Practically every month, I field the aforementioned question from the Auto Insurance buying public in Miami Florida & beyond. Typically, this sort of query follows a client receiving their auto insurance bill & they are looking to mitigate their costs. If a driver is not driving the vehicle, why would you need to list them, right? Let us examine what we can and what we cannot do in an ethical manner.
Firstly, we need to identify what sort of policy we are discussing. On a Commercial Auto Policy, the Carriers are typically asking for a list of drivers, not a list of employees. Typically, that is the regular drivers of the vehicles in question. So, if there are employees of the company, who do not typically drive, they would not need to be listed on a Commercial Auto Policy. For example, a Real Estate Management Company has a service team that uses vehicles to service the properties they manage; as well has a billing team that does not need to leave the office. The Billing Team need not be included on the list of drivers, as they do not drive the vehicles.
Personal Auto Policies (for the most part) are quite different. The question on the application is similar but different. First, they ask you for all licensed drivers who are members of the household; followed by the vehicle assignment to the listed drivers. The Carriers feel that if there is a licensed driver member of the household; they can theoretically get behind the wheel (even if it is an irregular activity and just on occasion) & want to charge for those drivers. They have empirical data showing that,
- Occasional drivers end of getting behind the wheel
- When they do, a higher level of claims develop
As a result, the Carriers need to charge for it. Finally, if the occasional driver has a clean record, the cost to add them will not be great. If they do not have a good record, allowing them to be omitted from the application (and not charging for them) would essentially encourage insureds to conveniently not list the drivers in their household most likely to have a claim.
The technology involved in pulling Motor Vehicle Records & CLUE Reports often times will pull family members who may not be associated any longer with you. Further, if a client is in a multifamily building, it may pull drivers who have never had a relation to you but may have lived in your unit or an adjoining one. Worse, at times, it will attach losses associated with that location to an individual living there when there might be no connection between the two.

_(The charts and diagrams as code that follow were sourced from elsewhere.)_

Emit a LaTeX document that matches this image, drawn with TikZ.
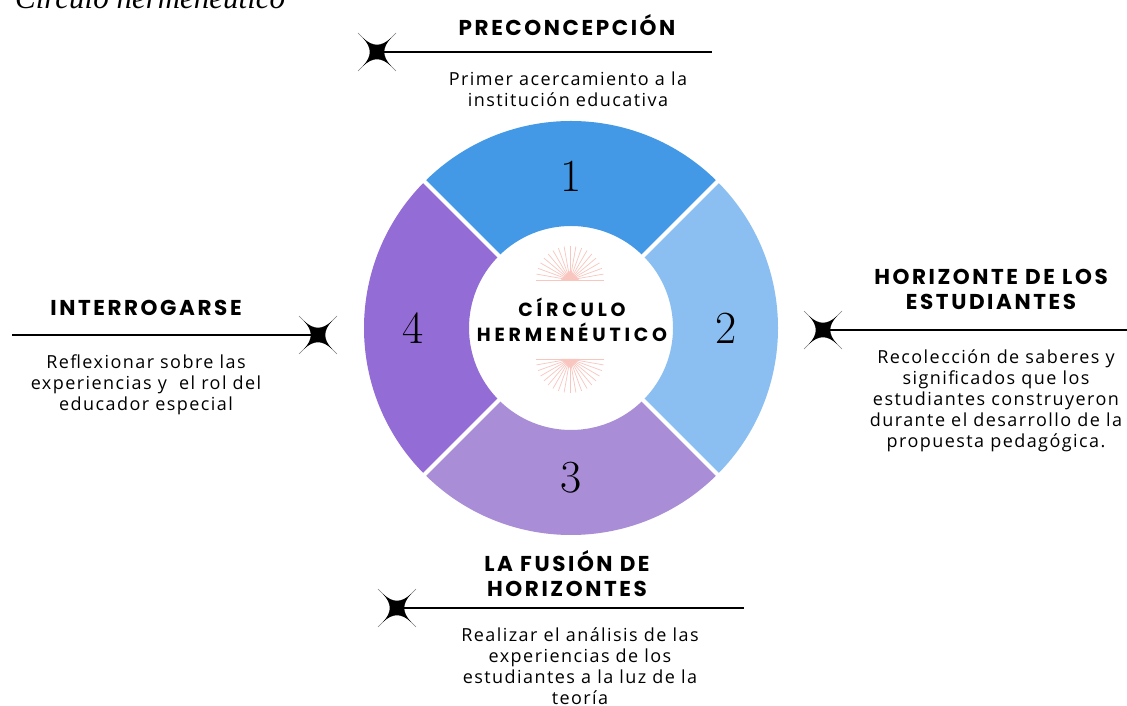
\documentclass[tikz,border=0pt]{standalone}
\usepackage{fontspec}
\setmainfont{Open Sans}
\newfontfamily\titulofont[LetterSpace=12]{Poppins}
\newfontfamily\centrofont[LetterSpace=20]{Poppins}
\newfontfamily\cuerpofont[LetterSpace=8]{Open Sans}
\newfontfamily\leyendafont{Liberation Serif}
\newfontfamily\numerofont{Latin Modern Roman}
\usepackage{xcolor}
\usetikzlibrary{positioning}

\definecolor{azul}{HTML}{4499E6}
\definecolor{celeste}{HTML}{8BBFF2}
\definecolor{lila}{HTML}{A98DD6}
\definecolor{morado}{HTML}{936CD6}
\definecolor{rosa}{HTML}{F8C6BE}

\tikzset{
  titulo/.style={align=center, font=\titulofont\bfseries\fontsize{21.5}{25}\selectfont},
  cuerpo/.style={align=center, font=\cuerpofont\fontsize{18}{21}\selectfont},
  linea/.style={line width=1.8pt},
  numero/.style={font=\numerofont\fontsize{46}{46}\selectfont}
}

\newcommand{\estrella}[1]{%
  \begin{scope}[shift={(#1)}]
    \draw[gray, line width=0.6pt] (-19,-19) -- (19,19) (-19,19) -- (19,-19);
    \fill (14,14) .. controls (5,4) and (5,-4) .. (14,-14)
      .. controls (4,-5) and (-4,-5) .. (-14,-14)
      .. controls (-5,-4) and (-5,4) .. (-14,14)
      .. controls (-4,5) and (4,5) .. cycle;
  \end{scope}}

\newcommand{\sol}[2]{%
  \foreach \a in {0,10,...,180}
    \draw[rosa, line width=0.7pt] (#1) ++(#2*\a:6) -- ++(#2*\a:28);
  \draw[rosa, line width=0.9pt] (#1) ++(-34,0) -- ++(68,0);
  \fill[rosa] (#1) ++(-9,0) -- ++(18,0) -- ++(-9,#2*9) -- cycle;}

\begin{document}
\begin{tikzpicture}[x=1pt, y=1pt]
  \useasboundingbox (0,0) rectangle (1127,706);
  \fill[white] (0,0) rectangle (1127,706);

  % leyenda cortada arriba
  \node[anchor=base west, inner sep=0, font=\leyendafont\itshape\fontsize{31}{31}\selectfont] (leyenda) at (15,697) {Círculo hermenéutico};

  % anillo
  \coordinate (c) at (571,378);
  \begin{scope}[shift={(c)}]
    \fill[azul] (45:207pt) arc (45:135:207pt) -- (135:102pt) arc (135:45:102pt) -- cycle;
    \fill[celeste] (-45:207pt) arc (-45:45:207pt) -- (45:102pt) arc (45:-45:102pt) -- cycle;
    \fill[lila] (225:207pt) arc (225:315:207pt) -- (315:102pt) arc (315:225:102pt) -- cycle;
    \fill[morado] (135:207pt) arc (135:225:207pt) -- (225:102pt) arc (225:135:102pt) -- cycle;
    \foreach \a in {45,135,225,315}
      \draw[white, line width=4pt] (\a:96pt) -- (\a:212pt);
    \node[numero] (n1) at (90:152pt) {1};
    \node[numero] (n2) at (0:155pt) {2};
    \node[numero] (n3) at (270:150pt) {3};
    \node[numero] (n4) at (180:158pt) {4};
  \end{scope}

  % centro
  \coordinate (sol1) at (570,426);
  \coordinate (sol2) at (570,347);
  \sol{sol1}{1}
  \sol{sol2}{-1}
  \node[align=center, font=\centrofont\bfseries\fontsize{19}{25}\selectfont] (centro) at (572,386) {CÍRCULO\\HERMENÉUTICO};

  % 1 arriba
  \coordinate (s1) at (377,654);
  \coordinate (e1) at (712,654);
  \draw[linea] (s1) -- (e1);
  \estrella{s1}
  \node[titulo] (t1) at (567,681) {PRECONCEPCIÓN};
  \node[cuerpo] (b1) at (568,617) {Primer acercamiento a la\\institución educativa};

  % 2 derecha
  \coordinate (s2) at (823,376);
  \coordinate (e2) at (1127,376);
  \draw[linea] (s2) -- (e2);
  \estrella{s2}
  \node[titulo] (t2) at (991,417) {HORIZONTE DE LOS\\ESTUDIANTES};
  \node[cuerpo] (b2) at (996,305) {Recolección de saberes y\\significados que los\\estudiantes construyeron\\durante el desarrollo de la\\propuesta pedagógica.};

  % 3 abajo
  \coordinate (s3) at (397,98);
  \coordinate (e3) at (744,98);
  \draw[linea] (s3) -- (e3);
  \estrella{s3}
  \node[titulo] (t3) at (567,132) {LA FUSIÓN DE\\HORIZONTES};
  \node[cuerpo] (b3) at (580,40) {Realizar el análisis de las\\experiencias de los\\estudiantes a la luz de la\\teoría};

  % 4 izquierda
  \coordinate (s4) at (318,371);
  \coordinate (e4) at (12,371);
  \draw[linea] (e4) -- (s4);
  \estrella{s4}
  \node[titulo] (t4) at (146,398) {INTERROGARSE};
  \node[cuerpo] (b4) at (146,321) {Reflexionar sobre las\\experiencias y\ \ el rol del\\educador especial};
\end{tikzpicture}
\end{document}
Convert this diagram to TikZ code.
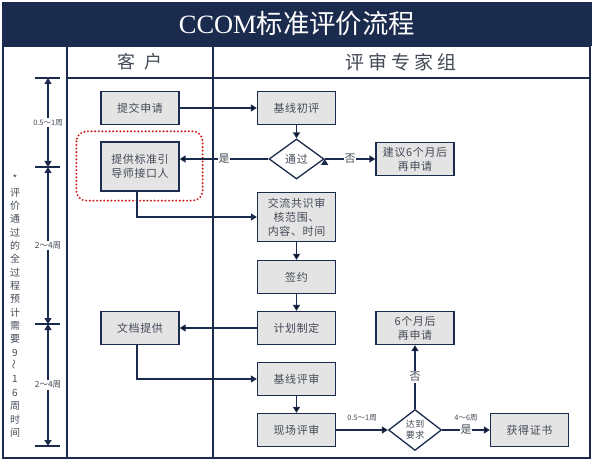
\documentclass[tikz,border=0pt]{standalone}
\usepackage{fontspec}
\setmainfont{Liberation Serif}
\newfontfamily\cjk[LetterSpace=6]{Noto Sans CJK SC}
\newfontfamily\cjkhead[LetterSpace=22]{Noto Sans CJK SC}
\newfontfamily\cjkbase{Noto Sans CJK SC}
\usetikzlibrary{shapes.geometric,arrows.meta,positioning,calc}
\definecolor{navy}{HTML}{1B2B4D}
\definecolor{boxgray}{HTML}{E4E4E4}
\definecolor{txtgray}{HTML}{434A56}
\definecolor{dotred}{HTML}{D01818}

\begin{document}
\begin{tikzpicture}[x=1bp,y=-1bp,node distance=50bp,on grid,
  box/.style={draw=navy,fill=boxgray,line width=1.3bp,minimum width=78bp,minimum height=33bp,inner sep=2bp,align=center,text=txtgray,font=\cjk\fontsize{11}{14}\selectfont},
  dia/.style={diamond,draw=navy,fill=white,line width=1.3bp,minimum width=55bp,minimum height=40bp,inner sep=0pt,align=center,text=txtgray,font=\cjk\fontsize{11}{13}\selectfont},
  flow/.style={draw=navy,line width=1.3bp,-{Triangle[length=6bp,width=7bp]}},
  lbl/.style={fill=white,inner sep=1bp,text=txtgray,font=\cjkbase\fontsize{11}{13}\selectfont},
  tm/.style={inner sep=1bp,text=txtgray,font=\cjkbase\fontsize{7.5}{9}\selectfont}]
   \useasboundingbox (0,0) rectangle (594,463);
   \fill[navy] (2,2) rectangle (592,46);
   \node[text=white,font=\fontsize{26.5}{30}\selectfont] (title) at (297,24) {CCOM{\cjkbase 标准评价流程}};
   \draw[navy,line width=1.5bp] (3,46) rectangle (590,458);
   \draw[navy,line width=1.3bp] (67,46) -- (67,458) (213,46) -- (213,458) (67,78) -- (590,78);
   \node[text=txtgray,font=\cjkhead\fontsize{18}{20}\selectfont] (kh) at (140,62) {客\hspace{9bp}户};
   \node[text=txtgray,font=\cjkhead\fontsize{19}{20}\selectfont] (zjz) at (401,62) {评审专家组};

   \coordinate (t1) at (48,78);
   \coordinate (t2) at (48,167);
   \coordinate (t3) at (48,324);
   \coordinate (t4) at (48,446);
   \foreach \t in {t1,t2,t3,t4}
     \draw[navy,line width=1.3bp] ([xshift=-13bp]\t) -- ([xshift=12bp]\t);
   \draw[navy,line width=1.3bp,{Triangle[length=6bp,width=7bp]}-{Triangle[length=6bp,width=7bp]}]
     (t1) -- node[tm,fill=white]{0.5～1周} (t2);
   \draw[navy,line width=1.3bp,{Triangle[length=6bp,width=7bp]}-{Triangle[length=6bp,width=7bp]}]
     (t2) -- node[tm,fill=white,font=\cjkbase\fontsize{8.5}{10}\selectfont]{2～4周} (t3);
   \draw[navy,line width=1.3bp,{Triangle[length=6bp,width=7bp]}-{Triangle[length=6bp,width=7bp]}]
     (t3) -- node[tm,fill=white,font=\cjkbase\fontsize{8.5}{10}\selectfont]{2～4周} (t4);
   \node[text=txtgray,align=center,inner sep=0pt,font=\cjkbase\fontsize{10}{13.4}\selectfont] (note) at (15,306)
     {*\\评\\价\\通\\过\\的\\全\\过\\程\\预\\计\\需\\要\\9\\\rotatebox{90}{～}\\1\\6\\周\\时\\间};

   \node[box] (tjsq) at (140,108) {提交申请};
   \node[box] (jxcp) [right=156.5bp of tjsq] {基线初评};
   \node[dia] (tg) [below=51bp of jxcp] {通过};
   \node[box] (jy) [right=118.5bp of tg] {建议6个月后\\再申请};
   \node[box,minimum height=49bp] (tgy) [below=58.5bp of tjsq] {提供标准引\\导师接口人};
   \node[box,minimum height=49bp] (jl) [below=58bp of tg] {交流共识审\\核范围、\\内容、时间};
   \node[box] (qy) [below=60bp of jl] {签约};
   \node[box] (jh) [below=51bp of qy] {计划制定};
   \node[box] (wd) [left=156.5bp of jh] {文档提供};
   \node[box] (zsq) [right=118.5bp of jh] {6个月后\\再申请};
   \node[box] (jxps) [below=51bp of jh] {基线评审};
   \node[box] (xc) [below=51bp of jxps] {现场评审};
   \node[dia,minimum width=53bp,minimum height=41bp,font=\cjk\fontsize{9}{11}\selectfont] (dd) [right=118.5bp of xc] {达到\\要求};
   \node[box] (hd) [right=114.5bp of dd] {获得证书};

   \draw[dotred,line width=2.2bp,line cap=round,dash pattern=on 0bp off 3.6bp,rounded corners=10bp]
     ([xshift=-24bp,yshift=10bp]tgy.north west) rectangle ([xshift=23bp,yshift=-9bp]tgy.south east);

    \path[flow]
    (tjsq) edge (jxcp)
    (jxcp) edge (tg)
    (tg.west) edge node[lbl] {是} (tg.west -| tgy.east)
    (tg.east) edge node[lbl] {否} (tg.east -| jy.west)
    (jl) edge (qy)
    (qy) edge (jh)
    (jh) edge (wd)
    (jxps) edge (xc)
    (xc) edge node[tm,above=7bp] {0.5～1周} (dd)
    (dd) edge node[lbl] {否} (zsq)
    (dd) edge node[tm,above=7bp] {4～6周} node[lbl] {是} (hd);
    \draw[flow] ([xshift=-3bp]tgy.south) |- (jl.west);
    \draw[flow] ([xshift=-3bp]wd.south) |- (jxps.west);
\end{tikzpicture}
\end{document}
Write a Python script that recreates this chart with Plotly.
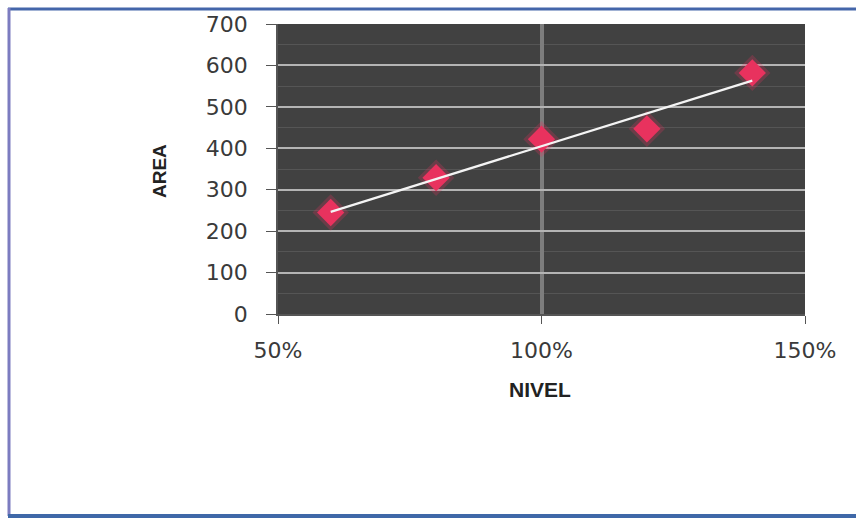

The best strategy is no gimmick. Simply reviewing the accuracy of your drivers; driver history; & losses with your qualified agent will reduce errors & find the most efficient way to keep your premiums at bay. We had a client who is a sixty-year-old male named Tony X. His premiums went crazy and when we reviewed his MVR; we found 2 DUI’s from a seventeen-year-old with the same name Tony X, living in the same zip code. We petitioned on his behalf, and after much haggling, was able to get the incorrect activity removed.